Beyond the assaults, he described constant humiliation and starvation. He said he and the others received food only once every 24 hours, usually a small piece of pita with a tiny amount of food on the side. “We were intentionally starved,” he said. “Every day when we finally ate, we were eating food that was already 24 hours old.”
For much of his captivity, Gilboa-Dalal said he and his fellow hostages were held in a cramped gray tunnel space barely high enough to stand.

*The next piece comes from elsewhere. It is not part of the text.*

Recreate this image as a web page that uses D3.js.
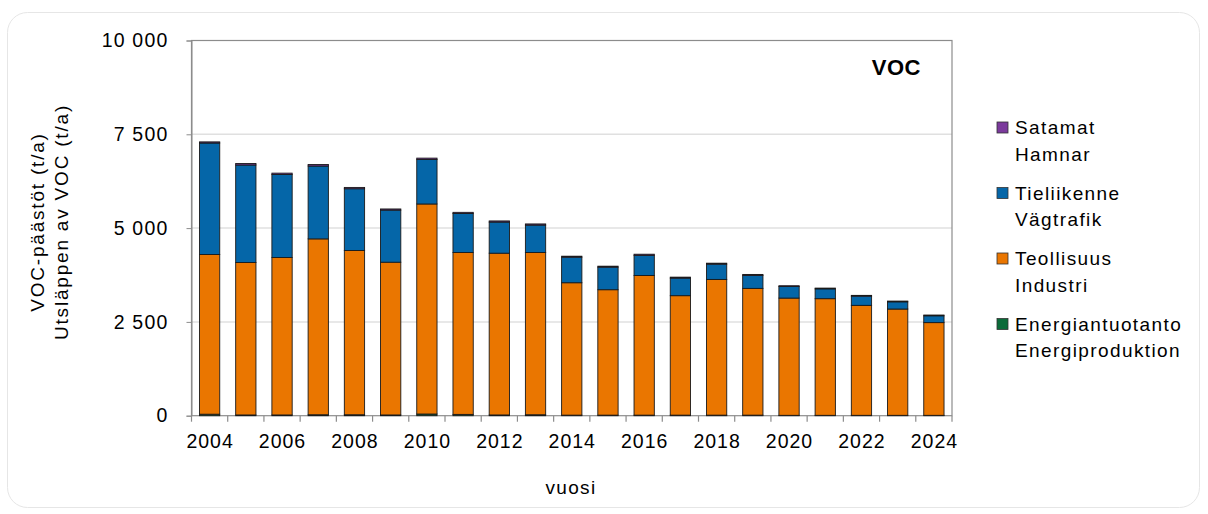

A camera monitored them constantly, and he coped by imagining it was recording messages to his family. “I imagined I was teaching them how to survive,” he said.
He also described beatings by the same captor who assaulted him. “He put a mask on me… then he grabbed me, threw me on top of Omer, and he started beating us, really beating us,” he said.
Gilboa-Dalal credited his survival to his friendship with fellow hostage Evyatar David. “We were each other’s anchor,” he said. At their weakest point, he added, David helped him with basic tasks. “My muscle mass had dropped so dramatically that I couldn’t move my shoulders.”
When he was released, Gilboa-Dalal took extra time to wash and shave so his family would see him “as a human being.” Returning home, he said, gave new meaning to small things. “The first thing I wanted was to get a Coke… the freedom that came back to me.”
President Isaac Herzog responded to the interview, saying it was “heartbreaking to hear the horrors recounted by Guy Gilboa-Dalal.” He said the former hostage’s willingness “to speak on camera, expose his wounds, and articulate the incomprehensible cruelty to which he was subjected was an act of extraordinary bravery.” Herzog added that “the world must hear his shocking testimony” and told him, “Guy, you are not alone.”